Unfortunately, I cannot. Ideally, I would like to be able to handle heavily overlapping clusters. It's funny that it's so easy to locate the cluster centres by eye, but identifying a really elegant algorithm for doing it is not straightforward.
 
  • #12
Well, it would help to know more about your data.
You could make 32 bins in the angle, for example (those are easy to fill with a lookup table), fill your points in, and then look for clusters. Cluster analysis of 32 ordered values should be fast.

Edit: Okay, then you'll need some better algorithm. Sorting by cluster does not work if your clusters overlap.

Find the regions with data with a few bins in the angle, if that is not sufficient to separate the clusters make finer bins, then fit two gaussians?
 
  • #13
mfb said:
Find the regions with data with a few bins in the angle, if that is not sufficient to separate the clusters make finer bins, then fit two gaussians?
I'm working at something along these lines. The fitting of the Gaussians is stumping me slightly at the moment.
 
Last edited:
  • #14
The amount of computing power was not specified. I was able to do the kinds of analysis I suggested using MATLAB under win4lin on a work pentium IV... something... box... back in the day.

See "inverse problems" for general methods.
http://home.comcast.net/~szemengtan/
... more than needed here, incl. fitting gaussians.
 
Last edited by a moderator:
  • #15
Simon Bridge said:
The amount of computing power was not specified. I was able to do the kinds of analysis I suggested using MATLAB under win4lin on a work pentium IV... something... box... back in the day.
I'm looking at an embedded application, so something more like a dirt-cheap microcontroller than a big sophisticated Pentium processor.

Simon Bridge said:
See "inverse problems" for general methods.
http://home.comcast.net/~szemengtan/
... more than needed here, incl. fitting gaussians.
Thanks - these notes look pretty good. I haven't found anything on Gaussian fitting yet, but I'll keep ploughing through.
 
Last edited by a moderator:
  • #16
weetabixharry said:
I'm looking at an embedded application, so something more like a dirt-cheap microcontroller than a big sophisticated Pentium processor.
Even a cheap microcontroller can solve the most difficult problems with enough time. How fast does the calculation have to be?
 
  • #17
mfb said:
Even a cheap microcontroller can solve the most difficult problems with enough time. How fast does the calculation have to be?
I can tolerate a fair amount of latency, but the data will ultimately have to be streaming through at full rate. Plus, the more resources I can save on this task, the more I'll have left over to do everything else.
 
  • #18
What is a "full rate"? I'm not asking about a percent-accuracy. But there is a huge difference between 1 fit per second and 1 million.
 
  • #19
What's wrong with:
Take the mean of the x positions and the mean of the y positions to get a point (a,b) [for each sample set]
The point on the unit circle closest to (a,b) would be:
x=(a/|a|)a/(a^2+b^2), y=(b/|b|)b^2/(a^2+b^2)

...should be pretty fast.

To get faster - change the estimator for the mean and adjust how many data points you collect.

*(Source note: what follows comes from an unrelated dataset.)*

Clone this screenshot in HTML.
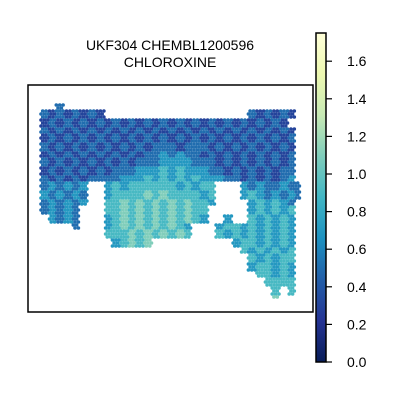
<!DOCTYPE html>
<html><head><meta charset="utf-8"><style>
body{margin:0;background:#fff}
svg{display:block;font-family:"Liberation Sans",sans-serif}
</style></head><body>
<svg id="chart" width="400" height="400" viewBox="0 0 400 400">
<defs>
<linearGradient id="cbgrad" x1="0" y1="1" x2="0" y2="0">
<stop offset="0" stop-color="#081d58"/><stop offset="0.125" stop-color="#253494"/><stop offset="0.25" stop-color="#225ea8"/><stop offset="0.375" stop-color="#1d91c0"/><stop offset="0.5" stop-color="#41b6c4"/><stop offset="0.625" stop-color="#7fcdbb"/><stop offset="0.75" stop-color="#c7e9b4"/><stop offset="0.875" stop-color="#edf8b1"/><stop offset="1" stop-color="#ffffd9"/>
</linearGradient>
</defs>
<text x="170" y="50" text-anchor="middle" font-size="14">UKF304 CHEMBL1200596</text>
<text x="170" y="67" text-anchor="middle" font-size="14">CHLOROXINE</text>
<g id="spots"></g>
<rect x="28" y="85" width="285" height="227" fill="none" stroke="#000" stroke-width="1.5"/>
<rect x="316" y="33" width="10" height="329" fill="url(#cbgrad)" stroke="#000" stroke-width="1.5"/>
<g id="cbticks"></g>
</svg>
<script>
const gridRows = [
"",
"..3",
"32323232..................323232",
"2323232323232323232323232323232",
"32323232323232323232323232323232",
"23232323232323232323232323232323",
"32323232323232333233323232323232",
"23232323232323343433232323232323",
"32323232323233344443332323232323",
"23232323233344454544433232323233",
"32323233334445454545444332323234",
"343434..45455555545455...43433433",
"434343..45555656555545...45434343",
"343434..55656565656554....454543",
"34343...5565656565655.....454545",
".4343...4565656565654..4..545454",
"....3...45656565654...4554545454",
"........55565656565...5454545454",
".........45656..........45545454",
".........................5454545",
"..........................545455",
"..........................455454",
"...........................55454",
"............................5555",
".............................5.5",
".............................6"
];
const digitOffset = 0.5;
const digitScale = 0.2;
const tickValues = [0.0, 0.2, 0.4, 0.6, 0.8, 1.0, 1.2, 1.4, 1.6];
const tickLabels = ["0.0","0.2","0.4","0.6","0.8","1.0","1.2","1.4","1.6"];
const vmax = 1.75;

const stops = ["#081d58","#253494","#225ea8","#1d91c0","#41b6c4","#7fcdbb","#c7e9b4","#edf8b1","#ffffd9"];
function hex2rgb(h){return [1,3,5].map(i=>parseInt(h.substr(i,2),16));}
function colorFor(v){
  let t=Math.max(0,Math.min(1,v/vmax))*(stops.length-1);
  let i=Math.min(stops.length-2,Math.floor(t)),f=t-i;
  let a=hex2rgb(stops[i]),b=hex2rgb(stops[i+1]);
  return "rgb("+a.map((x,k)=>Math.round(x+(b[k]-x)*f)).join(",")+")";
}
function cbY(v){return 362-(v/vmax)*329;}
const NS="http://www.w3.org/2000/svg";
const g=document.getElementById("spots");
const dx=3.4, dy=3.0;
let row=0;
for(let y=96;y<300;y+=dy,row++){
  for(let x=41+(row%2?dx/2:0);x<300;x+=dx){
    const r=Math.floor((y-95)/8), c=Math.floor((x-40)/8);
    const s=gridRows[r]||"";
    const ch=s[c];
    if(!ch||ch==="."||ch===" ") continue;
    const v=(parseInt(ch,10)-digitOffset)*digitScale;
    const e=document.createElementNS(NS,"circle");
    e.setAttribute("cx",x.toFixed(1));e.setAttribute("cy",y.toFixed(1));
    e.setAttribute("r","1.8");e.setAttribute("fill",colorFor(v));
    
    
    g.appendChild(e);
  }
}
const tg=document.getElementById("cbticks");
tickValues.forEach((v,i)=>{
  const y=cbY(v);
  const l=document.createElementNS(NS,"line");
  l.setAttribute("x1",326);l.setAttribute("x2",332);l.setAttribute("y1",y);l.setAttribute("y2",y);
  l.setAttribute("stroke","#000");l.setAttribute("stroke-width","1.2");
  
  
  tg.appendChild(l);
  const t=document.createElementNS(NS,"text");
  t.setAttribute("x",347);t.setAttribute("y",y+5);t.setAttribute("font-size","14");
  t.textContent=tickLabels[i];
  
  
  tg.appendChild(t);
});
</script>
</body></html>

If it is something you want to be able to do for a real-time response, you will want some refining estimation process like a Beyesian analysis.

We don't really know enough about the problem constraints to help you more.

"cheap microcontroller"s these days have orders of magnitude more processing power than the 8086's I grew up with, and they could do these sorts of analysis in an eyeblink. Have you tried just implementing a solution and timing it?

The inverse problems notes start out talking about "gaussian noise" ... you would describe your data as being a point in the unit circle with gaussian noise about it.

so you have ##\vec d = \vec x + \vec n## where ##\vec x## is just the same point for each data point.

I don't think there is a section called "gaussian fitting" - though there is a section on fitting curves.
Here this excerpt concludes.